Support for pro-life efforts excludes groups from receiving Canada Summer Jobs grants, yet abortion support does not. CNS photo/Art Babych

Summer job grants flow to abortion groups

By 
  • January 10, 2024

Canada Summer Jobs applicants who fail to toe the federal government’s ideological line on abortion and related issues remain out of the running for grants under the hire-a-student program.

But a Catholic Register search of government records shows funding forbidden to pro-life groups and Christian day camps still flowed last year to a Montreal sex education business with ties to International Planned Parenthood. Money has also been given to groups lobbying for expansion of MAiD, The Register has learned.

Last year, Liberal MP Anthony Housefather allocated Canada Summer Jobs funds to SexEd Mart, which provides curriculum resources and training for sex education.

SexEd Mart founder and owner Stephanie Mitelman Bercovitch has for decades embedded her professional and business interests in the broader regional and international push for both mandatory sex education and abortion rights.

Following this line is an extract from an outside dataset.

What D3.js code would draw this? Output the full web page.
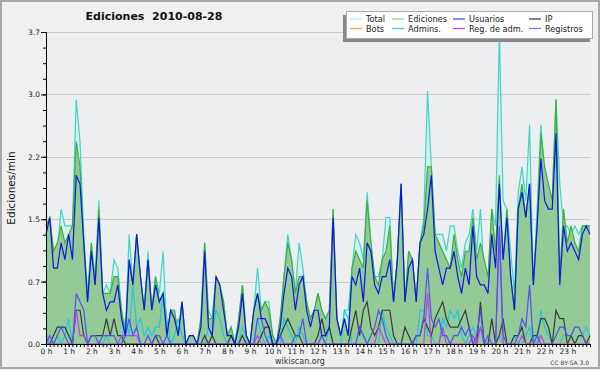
<!DOCTYPE html>
<html>
<head>
<meta charset="utf-8">
<title>Ediciones 2010-08-28</title>
<style type="text/css">
  body{ margin:0; background:#f0f0f0; }
  text{ font-family:"DejaVu Sans", sans-serif; }
</style>
</head>
<body>
<div id="chart"></div>
<script src="https://cdn.jsdelivr.net/npm/d3@7"></script>
<script>
// one value every 10 minutes, 0:00 .. 24:00 (edits per minute)
var total = [
  1.4,1.5,1.1,1.1,1.6,1.4,1.4,1.4,2.9,2.4,
  1.3,0.6,1.2,0.8,1.7,0.6,0.7,0.6,1.0,0.9,
  0.4,0.1,1.3,0.7,1.3,0.8,0.4,1.1,0.4,0.8,
  0.6,1.1,0.1,0.4,0.4,0.1,0.5,0,0.1,0.1,
  0,0.3,1.2,0.4,0.3,0.8,0.7,0.5,0.1,0.2,
  0,0.3,0.7,0.1,0,0.4,0.9,0.4,0.5,0.5,
  0.1,0,0.3,0.8,1.3,1.0,0.6,1.2,0.9,0.5,
  0.3,0.4,0.6,0.4,0.3,0.4,1.6,0.3,0.1,0.4,
  0.4,0.9,1.3,1.2,1.0,1.8,1.2,0.8,0.8,1.0,
  1.5,1.5,0.5,1.0,1.9,0.5,1.1,1.0,0.5,1.2,
  1.5,3.0,2.1,1.3,1.3,1.3,1.1,1.4,1.4,1.1,
  0.9,1.2,1.3,1.6,1.1,1.6,0.8,0.7,1.6,1.4,
  3.7,1.7,1.6,1.1,0.6,1.8,2.1,1.7,2.6,0.7,
  1.6,2.6,2.0,1.7,1.7,2.9,1.9,1.4,1.4,1.3,
  1.4,1.3,1.4,1.4,1.4];
var ediciones = [
  1.4,1.5,1.1,1.2,1.4,1.2,1.3,1.4,2.4,2.1,
  1.2,0.5,1.2,0.7,1.6,0.6,0.6,0.6,0.8,0.8,
  0.4,0.1,1.0,0.7,1.3,0.8,0.4,1.0,0.4,0.8,
  0.5,0.6,0.1,0.4,0.4,0.1,0.5,0,0.1,0.1,
  0,0.3,1.2,0.3,0.3,0.8,0.7,0.5,0.1,0.2,
  0,0.3,0.7,0.1,0,0.4,0.6,0.4,0.5,0.4,
  0.1,0,0.3,0.8,1.2,1.0,0.6,0.8,0.8,0.5,
  0.3,0.4,0.6,0.4,0.3,0.4,1.6,0.3,0.1,0.3,
  0.1,0.9,1.1,1.0,0.9,1.7,1.2,0.8,0.7,1.0,
  1.1,1.4,0.5,1.0,1.9,0.5,1.1,1.0,0.5,1.2,
  1.4,2.1,2.1,1.3,1.2,1.1,1.0,0.9,1.3,1.0,
  0.8,1.1,1.1,1.5,1.0,1.2,1.0,0.8,1.6,1.1,
  2.0,1.0,1.6,0.8,0.4,1.6,1.9,1.5,1.9,0.7,
  1.4,2.5,2.1,1.9,1.7,2.9,0.8,1.6,1.2,1.4,
  1.2,1.1,1.4,1.4,1.4];
var usuarios = [
  1.3,1.5,0.9,0.9,1.2,1.0,1.3,1.0,2.0,1.9,
  1.2,0.5,1.1,0.7,1.5,0.6,0.4,0.5,0.5,0.7,
  0.3,0.1,1.0,0.7,1.3,0.8,0.4,1.0,0.4,0.7,
  0.5,0.6,0.1,0.4,0.3,0.1,0.5,0,0.1,0.1,
  0,0.2,1.1,0.2,0.1,0.8,0.7,0.4,0.1,0.1,
  0,0.2,0.6,0.1,0,0.4,0.6,0.3,0.3,0.2,
  0,0,0.2,0.6,0.9,0.8,0.4,0.7,0.8,0.4,
  0.2,0.4,0.4,0.1,0.1,0.2,1.5,0.3,0.1,0.3,
  0.1,0.8,0.7,0.9,0.5,1.2,1.1,0.7,0.6,0.8,
  0.8,1.0,0.5,1.0,1.9,0.5,0.9,1.0,0.5,1.2,
  1.3,1.6,2.0,1.1,0.9,0.7,0.9,0.9,1.1,0.8,
  0.6,0.9,0.7,1.4,0.8,0.7,0.7,0.6,1.3,0.9,
  1.9,1.0,1.5,0.8,0.4,1.6,1.8,1.5,1.9,0.7,
  1.4,2.2,1.7,1.6,1.6,2.5,0.7,1.4,1.1,1.2,
  1.1,1.0,1.3,1.4,1.3];
var ip = [
  0,0,0.1,0.2,0.2,0.2,0.1,0,0.4,0.4,
  0.1,0,0.1,0.1,0.1,0.1,0.3,0.1,0.3,0.1,
  0.1,0,0,0,0,0,0,0,0,0.1,
  0,0,0,0,0,0,0,0,0,0,
  0,0,0.1,0,0.1,0,0,0,0,0.1,
  0,0,0.1,0,0,0,0,0.1,0.2,0.2,
  0,0,0.1,0.2,0.3,0.2,0.1,0.1,0,0,
  0,0,0.1,0.3,0.1,0.2,0,0,0,0,
  0,0.2,0.4,0.1,0.4,0.5,0.2,0.1,0.2,0.4,
  0.4,0.4,0.1,0,0,0.2,0.1,0,0.1,0.1,
  0.3,0.2,0.1,0.3,0.4,0.5,0.3,0.2,0.2,0.2,
  0.3,0.4,0.2,0,0,0.5,0,0,0.3,0,
  0.1,0.3,0,0,0.1,0.1,0.2,0,0,0.1,
  0.1,0.3,0.3,0.2,0,0.4,0.3,0.3,0,0.1,
  0,0.1,0.1,0,0.1];
var bots = [
  0,0,0,0,0,0,0,0,0,0, 0,0,0,0,0,0,0,0,0,0,
  0,0,0,0,0,0,0,0,0,0, 0,0,0,0,0,0,0,0,0,0,
  0,0,0,0,0,0,0,0,0,0, 0,0,0,0,0,0,0,0,0,0,
  0,0,0,0,0,0,0,0,0,0, 0,0,0,0,0,0,0,0,0,0,
  0,0,0,0,0,0,0,0,0,0, 0,0,0,0,0,0,0,0,0,0,
  0,0,0,0,0,0,0,0,0,0, 0,0,0,0,0,0,0,0,0,0,
  0,0,0,0,0,0,0,0,0,0, 0,0,0,0,0,0,0,0,0,0,
  0,0,0,0,0];
var admins = [
  0.1,0,0,0.1,0,0.1,0.3,0,0,0,
  0,0,0,0,0,0,0.1,0,0,0,
  0,0.3,0.1,0.7,0.2,0.3,0.1,0.2,0.1,0.2,
  0.2,0.6,0.3,0,0.1,0.3,0.1,0,0,0,
  0,0,0,0.2,0.1,0.4,0.3,0.1,0,0,
  0,0,0.2,0.1,0,0,0.3,0.1,0,0.1,
  0,0,0,0.3,0.2,0.1,0,0.2,0.1,0,
  0,0,0,0.1,0,0.2,0,0,0,0.4,
  0.3,0,0,0.2,0.1,0,0,0,0,0.4,
  0.2,0.1,0,0,0,0,0,0,0,0.4,
  0.4,0.1,0.1,0,0,0.3,0.2,0.4,0.3,0.4,
  0.1,0,0.1,0.2,0.1,0.2,0,0,0,0,
  0.1,0,0,0,0.1,0,0,0.1,0.2,0,
  0,0.4,0.2,0.1,0,0,0,0.1,0.1,0.1,
  0,0.1,0.1,0.2,0.1];
var regAdm = [
  0,0,0,0,0,0,0,0,0.4,0.1,
  0.1,0,0,0,0,0,0,0,0,0,
  0.1,0.1,0.1,0.1,0.1,0,0,0,0,0,
  0,0,0,0,0,0,0,0,0,0,
  0,0,0,0,0,0,0,0,0,0,
  0,0,0,0,0,0,0.1,0,0,0,
  0,0,0,0,0,0,0,0,0,0,
  0,0,0,0,0,0,0,0,0,0,
  0,0,0,0,0,0,0,0,0.2,0.1,
  0,0,0,0,0,0,0,0,0,0,
  0,0.6,0,0,0,0.2,0,0,0,0,
  0,0,0,0.1,0,0.2,0,0,0,0,
  1.3,0,0,0,0,0,0.1,0,0,0,
  0,0.1,0,0,0,0,0,0,0,0,
  0,0,0,0,0];
var registros = [
  0,0.1,0,0.1,0.2,0.1,0,0,0.6,0.5,
  0.4,0,0.1,0.1,0,0.1,0.1,0.1,0.1,0,
  0,0.1,0.3,0.1,0.2,0,0,0.1,0,0.1,
  0.1,0,0.1,0,0,0,0,0,0,0,
  0,0,0,0,0,0,0,0,0,0,
  0,0,0,0,0,0,0.3,0.3,0.1,0,
  0,0,0.1,0,0,0,0.1,0.1,0.3,0,
  0,0,0,0.1,0,0,0,0,0,0,
  0,0,0,0.2,0.1,0,0.1,0.2,0.4,0.3,
  0.1,0,0,0,0,0,0,0,0.1,0.1,
  0.3,0.9,0.3,0.2,0.3,0.1,0.1,0,0.1,0.1,
  0.2,0.1,0.2,0,0.1,0.4,0,0.1,0,0,
  1.4,0.1,0,0,0,0.1,0.3,0.2,0.7,0,
  0.1,0,0,0,0,0.1,0.2,0.2,0.1,0.1,
  0.2,0.2,0.1,0,0];

var hourLabels = ['0 h','1 h','2 h','3 h','4 h','5 h','6 h','7 h','8 h','9 h','10 h','11 h',
                  '12 h','13 h','14 h','15 h','16 h','17 h','18 h','19 h','20 h','21 h','22 h','23 h'];
var yTicks = [0, 0.74, 1.48, 2.22, 2.96, 3.7];
var yTickLabels = ['0.0','0.7','1.5','2.2','3.0','3.7'];

var legendNames  = ['Total','Ediciones','Usuarios','IP','Bots','Admins.','Reg. de adm.','Registros'];
var legendColors = ['#b2ecea','#8ed48e','#3a3ae6','#333333','#f2a23a','#3cc8e2','#c63ce6','#7272f2'];

var W = 600, H = 370;
var pLeft = 46, pRight = 590, pTop = 32, pBottom = 344;

var svg = d3.select('#chart').append('svg')
    .attr('width', W).attr('height', H);

svg.append('rect').attr('x',1).attr('y',1).attr('width',W-2).attr('height',H-3)
    .attr('fill','#f0f0f0').attr('stroke','#a8a8a8').attr('stroke-width',2);

var x = d3.scaleLinear().domain([0, 144]).range([pLeft, pRight]);
var y = d3.scaleLinear().domain([0, 3.7]).range([pBottom, pTop]);

svg.append('rect').attr('x',pLeft).attr('y',pTop)
    .attr('width',pRight-pLeft).attr('height',pBottom-pTop).attr('fill','#eceef0');

// grid
svg.append('g').selectAll('line')
  .data(yTicks.slice(1))
  .enter().append('line')
  .attr('x1',pLeft).attr('x2',pRight)
  .attr('y1',function(d){ return Math.round(y(d))+0.5; })
  .attr('y2',function(d){ return Math.round(y(d))+0.5; })
  .style('stroke','#c9c9c9').style('stroke-width',1);

function area(arr){
  return d3.area()
    .x(function(d,i){ return x(i); })
    .y0(y(0))
    .y1(function(d){ return y(d); })(arr);
}
function line(arr){
  return d3.line()
    .x(function(d,i){ return x(i); })
    .y(function(d){ return y(d); })(arr);
}

var g = svg.append('g');
g.append('path').attr('d', area(total)).attr('fill','#d6f1ec');
g.append('path').attr('d', line(total)).attr('fill','none').style('stroke','#3fd4c6').style('stroke-width',1.2);
g.append('path').attr('d', area(ediciones)).attr('fill','#93ca95');
g.append('path').attr('d', line(ediciones)).attr('fill','none').style('stroke','#3caf3c').style('stroke-width',1.2);

var others = [
  { v: bots,      c: '#f2a23a' },
  { v: admins,    c: '#22c6e0' },
  { v: ip,        c: '#3a3a3a' },
  { v: regAdm,    c: '#c03ce8' },
  { v: registros, c: '#5050f6' },
  { v: usuarios,  c: '#1016e2' }
];
others.forEach(function(s){
  g.append('path').attr('d', line(s.v)).attr('fill','none')
    .style('stroke', s.c).style('stroke-width',1.2);
});

// axes
svg.append('g').attr('transform','translate(' + pLeft + ',0)')
  .call(d3.axisLeft(y).tickValues(yTicks)
        .tickFormat(function(d,i){ return yTickLabels[i]; })
        .tickSize(5).tickSizeOuter(0).tickPadding(1));
svg.append('g').attr('transform','translate(' + pLeft + ',0)')
  .call(d3.axisLeft(y).tickValues(d3.range(0, 21).map(function(k){ return k*0.185; }))
        .tickFormat('').tickSize(3).tickSizeOuter(0));

svg.append('g').attr('transform','translate(0,' + pBottom + ')')
  .call(d3.axisBottom(x).tickValues(hourLabels.map(function(d,i){ return i*6; }))
        .tickFormat(function(d,i){ return hourLabels[i]; })
        .tickSize(3).tickSizeOuter(0).tickPadding(2));
svg.append('g').attr('transform','translate(0,' + pBottom + ')')
  .call(d3.axisBottom(x).tickValues(d3.range(0, 145))
        .tickFormat('').tickSize(3).tickSizeOuter(0));

svg.selectAll('.tick text').style('font-family','DejaVu Sans').style('font-size','7.5px').attr('fill','#222');
svg.selectAll('.domain').style('stroke','#000');
svg.selectAll('.tick line').style('stroke','#000');

// title
svg.append('text').attr('x',154).attr('y',20).attr('text-anchor','middle')
  .attr('xml:space','preserve')
  .style('font-size','11px').style('font-weight','bold').attr('fill','#111')
  .text('Ediciones  2010-08-28');

svg.append('text').attr('transform','translate(15,188) rotate(-90)')
  .attr('text-anchor','middle').style('font-size','10.5px').attr('fill','#111')
  .text('Ediciones/min');

svg.append('text').attr('x',300).attr('y',364).attr('text-anchor','middle')
  .style('font-size','8px').attr('fill','#333').text('wikiscan.org');
svg.append('text').attr('x',589).attr('y',365).attr('text-anchor','end')
  .style('font-size','6px').attr('fill','#444').text('CC BY-SA 3.0');

// legend
var lg = svg.append('g');
lg.append('rect').attr('x',343).attr('y',15).attr('width',247).attr('height',27).attr('fill','#888');
lg.append('rect').attr('x',346.5).attr('y',11.5).attr('width',246).attr('height',27)
  .attr('fill','#fff').attr('stroke','#aaa');
var colX = [350, 392, 453, 529];
var rowY = [19, 28.5];
legendNames.forEach(function(name, k){
  var cx = colX[k % 4], cy = rowY[Math.floor(k / 4)];
  lg.append('line').attr('x1',cx).attr('x2',cx+12).attr('y1',cy).attr('y2',cy)
    .style('stroke', legendColors[k]).style('stroke-width',1.2);
  lg.append('text').attr('x',cx+16).attr('y',cy+3.3)
    .style('font-size','8.2px').attr('fill','#222').text(name);
});
</script>
</body>
</html>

Planned Parenthood Montreal was dissolved in 1998, but the nonprofit abortion and sexual education provider is still listed as a resident business at the same Montreal address registered to SexEd Mart.

In 2004, Bercovitch re-launched Planned Parenthood Montreal as the Sexual Health Network of Quebec. Two years later, SHNQ affiliated with the Canadian Federation for Sexual Health, and thereby with International Planned Parenthood.

The SHNQ is a non-profit organization that derives all its income from the sale of the same-sex education curriculum and training materials that Bercovitch wrote and marketed at SexEd Mart.

According to Bercovitch’s Wikipedia page, SHNQ offers “sex education sessions for free to schools across Montreal” and advocates for the “re-introduction of mandatory sex education in Quebec.”

The program, which started as a parliamentary allocation dispensed by MPs to help create student summer employment in their ridings, was the focus of a national uproar in 2018 when the Liberal government added an attestation to weed out those organizations that did not “respect the values underlying the Canadian Charter of Rights and Freedoms as well as other rights.”

The controversy and subsequent legal challenges coincided with the attestation being dropped the following year.

But lawyer Barry Bussey, then director of Legal Affairs for the Canadian Council of Christian Charities, says very little has changed in the intervening years. Success in obtaining the federal subsidies appears to come down to a proper alignment with the Liberal government’s opinions, Bussey says.

“Any indication of not holding the proper views, as determined by the government, means the organization will not receive funding,” he said.

The 2024 Canada Summer Jobs application stipulates the exclusion of projects, job activities or organizations that “actively work to undermine or restrict a woman’s access to sexual and reproductive health services” or “engage in activities that directly or indirectly infringe, undermine, weaken or restrict the exercise of rights legally protected in Canada.”

Despite the removal of the 2018 attestation, the new “directly or indirectly” language is a kicker for any Catholic organization that upholds the sanctity of human life from conception to natural death.

Bussey is confident that, discreetly, religious or conscience-based discrimination is taking place.

“The removal of the attestation moved the discrimination of government actors from the public view.  When the attestation was on the application, everyone could see  the government was clearly discriminating against the religious organization.  Now, with the attestation gone from the application document, the government is able to hide behind the faceless bureaucracy as it ‘investigates’ the organization out of the public view,”  he said.

The program is the only federal funding that allows individual MPs to vet applications from the businesses and organizations in their home ridings. But, with the current ideological-purity tests in place, Bussey feels the decision-making process has been overtaken by federal bureaucrats.

“From my observation the bureaucracy is having a greater say.  It is my view that the government does not want to leave it up to the riding offices as they cannot be ‘trusted’ by government ideologues to make the ‘right’ decisions.”

There are further indications preference is being given to advocacy organizations that are onside with the Liberal political platform. In both 2022 and 2023, the Toronto chapter of Dying with Dignity Canada received CSJ funding. A charitable organization that advocates for aggressive extension of “right to die” laws in Canada, Dying with Dignity Canada has offices in the riding of Carolyn Bennett, Liberal MP and Minister of Mental Health and Addictions from 2021 to 2023.

The application deadline for 2024 CSJ funding is Jan. 10, and a new crop of small businesses and community organizations will await the outcome of their submissions.

Five years on from the attestation debacle, it appears there is more than one kind of screening process in place, meaning Catholic organizations that might have otherwise applied have been deterred and others that have gone forward will be refused funding.

“It is ridiculous that our own government would be the source of such a moral conundrum for a charity that is doing good things for society at large,” said Bussey.